Controlling water begins with putting a roof on the building and a drainage system for the foundation below. Where we get into the building science details is where we start talking about rainscreens, drainage and back venting of claddings or the myriad water/weather resistant barriers (WRB) strategies. The plot thickens for BS nerds when we start discussing the vapor permeability of those WRBs, mechanically fastened, self-adhered or fluid-applied.

Similarly, the conversation around air control in buildings can begin with the simple understanding that since we pay to heat, cool and dehumidify homes, it’s cheaper to do so when we keep that indoor air in and the outside air out. As you dive into how to do this more effectively you’ll rapidly run into a whole host of material options from spray foams, caulks and sealants to rolls of sheeting and fancy tapes. 

You can’t avoid the building scientists anymore with building codes enforcing minimum air-tightness standards measured by HERS raters with blower doors seeking specific “ACH50” rates. That’s air changes per hour at 50 pascals of pressure: a uniform standard to measure how many times the air in the building would be replaced in its entirety with outdoor air, under a condition equivalent to a 20mph wind simultaneously applied to all sides of the building. 

The BS cup runneth over when the discussion turns to vapor control, which is the non-liquid water that exists in our air, and specifically how to keep it from accumulating and condensing on surfaces inside the home. We need to manage the vapor we create indoors from showering, cooking and even breathing with methods ranging from source control (think bath fans and range hoods) to responsive membranes in our walls and ceilings and to dedicated dehumidifiers. All these options can be applied to successfully manage that vapor, but only if you understand the properties of the materials in your assemblies and apply the strategies correctly. 

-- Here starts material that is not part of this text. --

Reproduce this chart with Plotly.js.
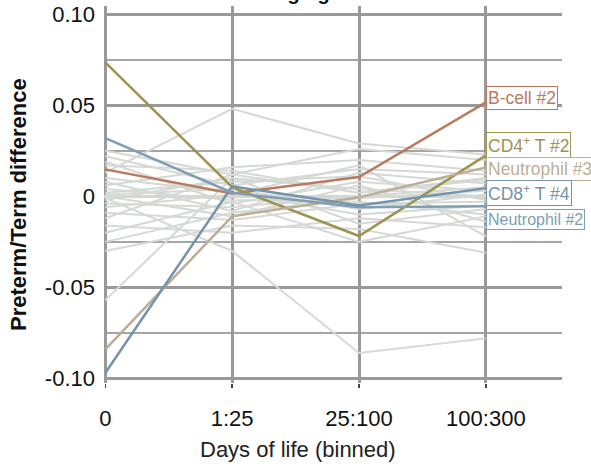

Thermal control seems to be one of the easiest to grasp with the simplicity of code-mandated R-value. The complexity enters into it as we consider the effective R-value of an assembly by accounting for the studs that interrupt the insulation and the thermal bridging they create. To further complicate thermal control, we have to consider the U-value, the inverse of R and the ratings of our windows and doors.  

If you find this amount of jargon and detail tedious then you’re likely not yet a building science enthusiast, but you can’t ignore it and you’re already using it whether you know it or not. Regardless, the path to improving your building performance, your clients’ satisfaction and then your profitability, all runs through a better understanding of building science. 

Travis Brungardt is a licensed master electrician, mechanical contractor and co-owner of Catalyst Construction.